◆ Directions
Quote every line as written. Omit pictures.

Start of Data extract

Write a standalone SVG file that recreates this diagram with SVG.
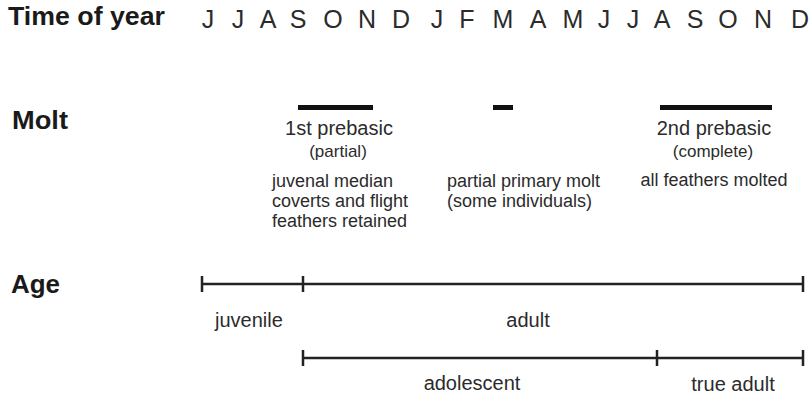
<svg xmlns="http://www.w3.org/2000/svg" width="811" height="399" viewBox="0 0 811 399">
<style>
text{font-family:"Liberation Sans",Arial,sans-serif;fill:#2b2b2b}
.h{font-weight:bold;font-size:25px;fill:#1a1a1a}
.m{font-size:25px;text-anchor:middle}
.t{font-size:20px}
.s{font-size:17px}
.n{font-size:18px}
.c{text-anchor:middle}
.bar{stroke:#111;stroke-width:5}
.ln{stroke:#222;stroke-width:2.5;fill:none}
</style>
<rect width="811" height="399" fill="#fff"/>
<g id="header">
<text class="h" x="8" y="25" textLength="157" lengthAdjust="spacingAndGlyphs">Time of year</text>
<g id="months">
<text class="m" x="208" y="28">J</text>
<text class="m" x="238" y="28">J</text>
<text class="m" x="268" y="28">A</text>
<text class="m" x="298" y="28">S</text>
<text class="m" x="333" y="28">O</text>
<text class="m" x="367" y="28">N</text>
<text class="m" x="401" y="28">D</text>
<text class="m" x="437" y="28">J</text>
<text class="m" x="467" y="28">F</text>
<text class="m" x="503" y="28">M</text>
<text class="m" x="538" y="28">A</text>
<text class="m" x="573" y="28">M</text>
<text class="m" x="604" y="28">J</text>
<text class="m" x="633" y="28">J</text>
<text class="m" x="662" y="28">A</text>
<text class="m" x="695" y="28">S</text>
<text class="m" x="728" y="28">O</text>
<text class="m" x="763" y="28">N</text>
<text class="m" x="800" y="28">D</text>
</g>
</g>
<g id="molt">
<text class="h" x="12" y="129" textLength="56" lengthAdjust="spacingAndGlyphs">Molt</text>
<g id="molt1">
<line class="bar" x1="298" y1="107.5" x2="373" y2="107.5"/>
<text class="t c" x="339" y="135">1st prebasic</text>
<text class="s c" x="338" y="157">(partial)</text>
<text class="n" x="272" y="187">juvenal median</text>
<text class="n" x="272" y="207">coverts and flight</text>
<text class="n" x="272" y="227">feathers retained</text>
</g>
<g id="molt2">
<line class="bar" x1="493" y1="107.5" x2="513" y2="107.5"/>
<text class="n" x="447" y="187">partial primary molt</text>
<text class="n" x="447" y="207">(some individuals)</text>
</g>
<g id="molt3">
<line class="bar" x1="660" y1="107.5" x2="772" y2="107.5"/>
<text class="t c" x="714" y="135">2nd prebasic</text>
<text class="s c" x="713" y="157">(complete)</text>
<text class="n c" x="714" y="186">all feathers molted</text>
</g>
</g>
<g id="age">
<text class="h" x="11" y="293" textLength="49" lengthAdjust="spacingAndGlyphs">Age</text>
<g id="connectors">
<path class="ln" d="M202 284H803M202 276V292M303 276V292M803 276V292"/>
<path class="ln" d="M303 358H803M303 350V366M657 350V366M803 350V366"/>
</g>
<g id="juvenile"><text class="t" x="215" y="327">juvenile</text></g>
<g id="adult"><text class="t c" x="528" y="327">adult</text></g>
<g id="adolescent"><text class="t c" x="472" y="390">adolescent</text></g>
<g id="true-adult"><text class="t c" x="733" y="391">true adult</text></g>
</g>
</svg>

End of Data extract

◆ Full response
Write a standalone SVG file that recreates this diagram with SVG.
<svg xmlns="http://www.w3.org/2000/svg" width="811" height="399" viewBox="0 0 811 399">
<style>
text{font-family:"Liberation Sans",Arial,sans-serif;fill:#2b2b2b}
.h{font-weight:bold;font-size:25px;fill:#1a1a1a}
.m{font-size:25px;text-anchor:middle}
.t{font-size:20px}
.s{font-size:17px}
.n{font-size:18px}
.c{text-anchor:middle}
.bar{stroke:#111;stroke-width:5}
.ln{stroke:#222;stroke-width:2.5;fill:none}
</style>
<rect width="811" height="399" fill="#fff"/>
<g id="header">
<text class="h" x="8" y="25" textLength="157" lengthAdjust="spacingAndGlyphs">Time of year</text>
<g id="months">
<text class="m" x="208" y="28">J</text>
<text class="m" x="238" y="28">J</text>
<text class="m" x="268" y="28">A</text>
<text class="m" x="298" y="28">S</text>
<text class="m" x="333" y="28">O</text>
<text class="m" x="367" y="28">N</text>
<text class="m" x="401" y="28">D</text>
<text class="m" x="437" y="28">J</text>
<text class="m" x="467" y="28">F</text>
<text class="m" x="503" y="28">M</text>
<text class="m" x="538" y="28">A</text>
<text class="m" x="573" y="28">M</text>
<text class="m" x="604" y="28">J</text>
<text class="m" x="633" y="28">J</text>
<text class="m" x="662" y="28">A</text>
<text class="m" x="695" y="28">S</text>
<text class="m" x="728" y="28">O</text>
<text class="m" x="763" y="28">N</text>
<text class="m" x="800" y="28">D</text>
</g>
</g>
<g id="molt">
<text class="h" x="12" y="129" textLength="56" lengthAdjust="spacingAndGlyphs">Molt</text>
<g id="molt1">
<line class="bar" x1="298" y1="107.5" x2="373" y2="107.5"/>
<text class="t c" x="339" y="135">1st prebasic</text>
<text class="s c" x="338" y="157">(partial)</text>
<text class="n" x="272" y="187">juvenal median</text>
<text class="n" x="272" y="207">coverts and flight</text>
<text class="n" x="272" y="227">feathers retained</text>
</g>
<g id="molt2">
<line class="bar" x1="493" y1="107.5" x2="513" y2="107.5"/>
<text class="n" x="447" y="187">partial primary molt</text>
<text class="n" x="447" y="207">(some individuals)</text>
</g>
<g id="molt3">
<line class="bar" x1="660" y1="107.5" x2="772" y2="107.5"/>
<text class="t c" x="714" y="135">2nd prebasic</text>
<text class="s c" x="713" y="157">(complete)</text>
<text class="n c" x="714" y="186">all feathers molted</text>
</g>
</g>
<g id="age">
<text class="h" x="11" y="293" textLength="49" lengthAdjust="spacingAndGlyphs">Age</text>
<g id="connectors">
<path class="ln" d="M202 284H803M202 276V292M303 276V292M803 276V292"/>
<path class="ln" d="M303 358H803M303 350V366M657 350V366M803 350V366"/>
</g>
<g id="juvenile"><text class="t" x="215" y="327">juvenile</text></g>
<g id="adult"><text class="t c" x="528" y="327">adult</text></g>
<g id="adolescent"><text class="t c" x="472" y="390">adolescent</text></g>
<g id="true-adult"><text class="t c" x="733" y="391">true adult</text></g>
</g>
</svg>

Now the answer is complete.